Population decline in Pittsburgh slows

From today's PG:

http://www.post-gazette.com/pg/09182/980970-53.stm

From the article, "The figures released publicly today estimate the city lost 1,038 residents from July 1, 2007, to July 1, 2008."

Again, these figures suggest that population decline explains only a relatively small part of the decline in PPS enrollment. Consultants could help most by identifying the extent of the various causes of declining PPS enrollment and resarching what can be done to stem this enrollment decline.

4 comments:

parent of 2 said...

It is interesting to be compared to a city that was destroyed by a hurricane and has yet to recover. The only difference is that our "hurricane" keeps hitting us again and again. And our 'FEMA' is the Pittsburgh Promise...does anyone feel safer now?

Questioner said...

Pittsburgh is in far, far better shape than New Orleans!

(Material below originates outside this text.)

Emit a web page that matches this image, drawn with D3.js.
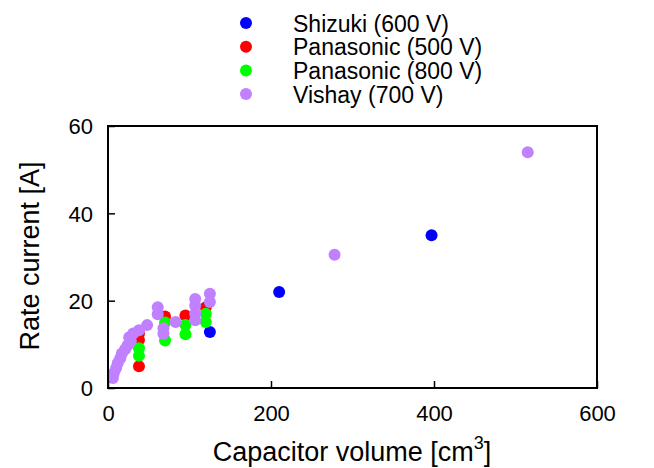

What is the hurricane that keeps hitting?

parent of 2 said...

Board of Education and all its new plans that don't consider the educational value to the students, lack of foresight in long term planning, scripted curriculm, an environment in which teachers are not comfortable speaking out, a grading policy that counts the work not done as an 'ok' thing, moving programs around from one building to another because they can, telling untruths, encouraging parents to leave the system with a take it or leave it attitude, making decisions and then asking for public input.....

Questioner said...

Oh, parent of 2, you meant educational hurricanes, not calamities hitting the system as a whole.

At the March "community dialogue" Pittsburgh as a city was compared to New Orleans as part of the argument for consolidating schools.